Written by Ketan Warikoo || April 29 2016

The pie of banking services in India is well spread out amongst various types of banks, ranging from private sector, public sector, foreign banks, rural banks and even cooperatives. However, market forces are starting to whittle down the once varied field of payment service providers (PSPs), and it is starting to look more like a two horse race similar to other e-commerce markets in Asia. 

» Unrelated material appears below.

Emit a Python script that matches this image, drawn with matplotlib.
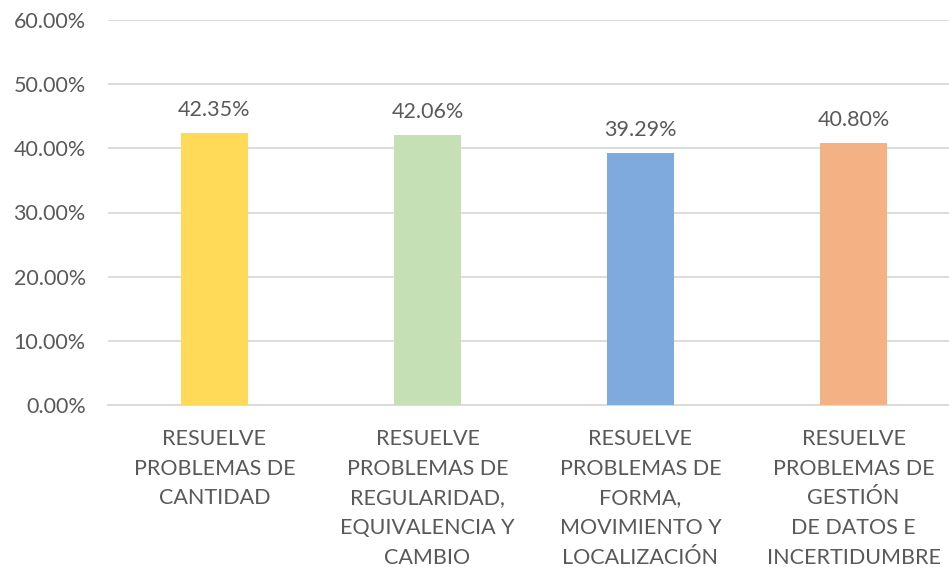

Many of these payment providers entered the market with pure play wallets, with a plan to aggressively offer discounts and cashback when users sign up or transact for mobile recharges, utility bills and money transfer. The motivation was three fold- shift the user away from cash (behavioural change), ensure transactions happened on their app/website (build an ecosystem) and finally recoup the costs later by upselling financial services (profits!). However, that remained a mere pipedream as most consumers were simply not interested in financial services or didn’t trust these new age channels for core financial services. Some takeways from this whole journey-

  • Wallet architecture affects adoption- Closed loop wallets are falling out of favour, while semi-closed ones and open loop wallets will remain in demand. Semi closed wallets allow use of the wallet at other online merchants. By offering discounts most closed wallet providers were able to get transactions, but most users would rather take the ability to interface with a third party payment gateway. In fact, adding an extra layer only added to more arbitrage costs and failure points in the transaction.
  • The user chooses his own convenience- Mobile wallets built their offering by pitching ‘convenience to the user’ as a major feature. The wallet providers hoped that users will load their wallet with a generous amount of money and avoid frequent top ups, which ends costing the wallet provider as they have to pay the interbank charges. Most users opted to rather save their card details, and started using the wallet as a payment gateway of sorts. Reports indicate that now most PSPs are pitching their payment gateway to their rival wallet providers.
  • Offline is key- The Indian government is heavily pushing for e-payments in the offline realm- such as toll collection and travel cards. Some time ago Paytm integrated Delhi Metro’s smart card recharge into its services, a win-win situation for both entities. PSPs should look to integrating such value added services which have high transaction volumes on a daily basis and represent a genuine pain point.

Most mobile wallets are front end (B2C) services for PSPs, however as e-commerce has shown, the online B2C space doesn’t stay fragmented for long. Most of the companies facing low adoption of wallets are the ones that started out with a B2B service such as a payment gateway backbone. Even telecom providers and closed loop e-commerce wallets are struggling to differentiate themselves from a payment gateway. Given an environment where profitability is returning as top consideration for investors, payment companies would do well to pick a niche that offers stable revenues than attempt a land grab in unknown territories.